CUBA LIBRO – May 12, 2016

The bunch of us piles into Bus 3794 for morning sights. The Partages cigar factory is a four-story building surrounding an atrium. Open walkways ring the atrium at each floor. We cannot cluster as is our custom, but straggle precipitously. The factory spokeswoman has our full attention, because to look down feels mighty perilous. Four hundred people, men and women, work at rows of tables in long, high ceiling spaces with shutters opened to the outside and to the atrium. Many fans keep the air circulating. Each person can roll about 125 cigars per day. Hanging from each workbench on makeshift hangers are their street clothes. Someone has been given the responsibility of reading the newspaper aloud to keep the workers occupied. Understandably, the soap opera section is the only time they pay attention.

The nearby cigar/rum store is packed sardine-wise with busloads of pink shoppers. I squeezed in and squeezed out, defeated. So, to kill time, we visit a statue of John Lennon, working class hero, in a small park. It’s an ugly thing that folks have no trouble cozying up to. “You’re still fucking peasants, as far as I can see.”

Habana Compás Dance is a dance company and school founded a dozen years ago to graft aspects of flamenco on to Afro-Cuban percussion rhythms. The directors and innovators operate on a shoestring from a formerly derelict building. They give several short performances every day as a way to generate hard currency. We sit on benches facing a colorful mural while participants set up a variety of drums and six painted wooden chairs. After a call-and-response-style Spanish to English intro, the troupe blows the roof off the place. With expert timing, total syncopation, and great big grins, ten young women and two guys perform seven short routines. Especially great is the one where they wail on the chairs. It’s all athletic and electric and very musical. These are highly trained and motivated kids and they shine. Such promise.

It would be hard to top this with anything other than lunch. Bus 3794 turns right and enters a community of single-story bungalows. Almost immediately, houses appear adorned with elaborate and colorful sculpture. Figures and flowers and symbols standing alone or connected by arches and gravity-defying curlicues covered with pieces of broken tile. Murals and phrases cover walls. This is Fusterlandia. The bus turns right again and stops at a delirious, three-story, tiled concoction, Casa/Estudio of José Fuster, el Picasso del Caribe. We enter the gate and stand agape amid a fantasia of color and motion. The influences of Gaudi and Picasso immediately come to mind, as well as the similarity to the Watts Towers. I forget I’m famished. Staircases, balconies, and pavilions fly through the air. That’s a small swimming pool with a sunken treadmill (?). Sr. Fuster’s son explains his father’s mission. It is incomprehensible. This place is glorious, totally nutty, and a joy to explore. Lunch is served beneath red tile canopy – rice and beans and chicken and fish.

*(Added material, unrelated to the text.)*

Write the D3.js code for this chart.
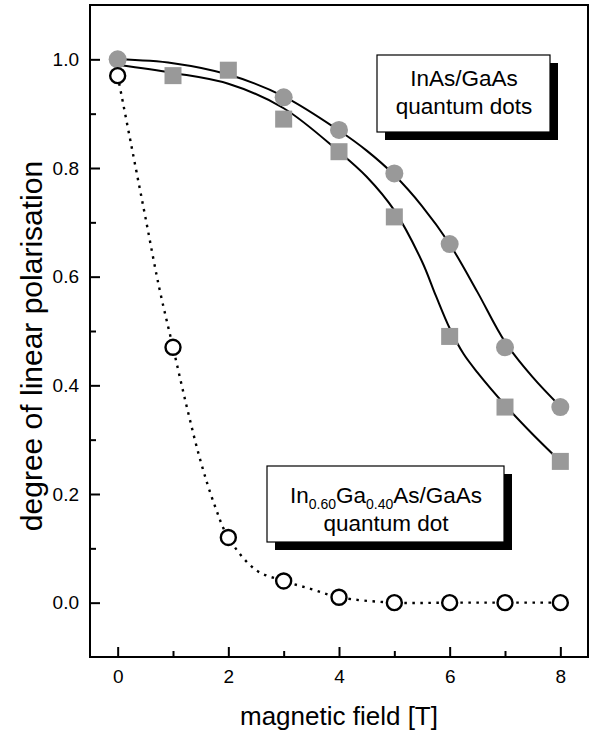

Then we all sing Happy Birthday to Aria, who’s just turned 21.

I sorta hate to leave, but we’re here to workshop our prose, so back on the bus. Tim points out an unusual looking building to the left. A monolith of dreary concrete and black windows rises maybe ten stories when it narrows to a solid concrete shaft continuing another three or four. This is topped with a block of windows somewhat resembling an airport control tower. “It looks like a bottle of vodka, doesn’t it?” say Tim. It was the old Soviet embassy. That’s when I feel the chill of the totalitarian creepiness that lurks beneath socialismo tropicale.

Workshop passes with helpful commentary all around. I’m amazed I don’t drift or drowse. After ninety minutes, we scatter. There’s a free hour before we are to gather again for Tim’s talk on the Cuban Revolution. I take the opportunity to buy cigars. Five cohibas not for me. I pass by the ever-present booksellers at Plaza de Armas. The many booths have spread old trinkets on tables – figurines, coins, paper ephemera. I purchase an Esso map of Cuba. It’s satisfyingly worn, but I will frame it when I get home.

Phil and I have decided to skip the Tim Talk to track down the only English-speaking AA meeting on the island. Guess what! It’s in a church basement. Nuestra Senora del Carmen. Due to profound linguistic disability, I show a cabbie the written address. A Skoda takes us there. We’re quite early, so we loiter outside slowly developing a plan to uncover the location of the meeting room. I have precise directions in my pocket, yet trepidation yields stasis. Finally, we inquire and, after scowls and head shakes from a dour woman, we descend to find all the accoutrements of Alcoholics Anonymous arrayed in a corner of a vast, columned basement. At last a gent appears to set up the meeting, Martin from the Isle of Guernsey. We’re in the right place. Ultimately, there are five recovering guys, which makes a decent quorum. …and the wisdom to know the difference.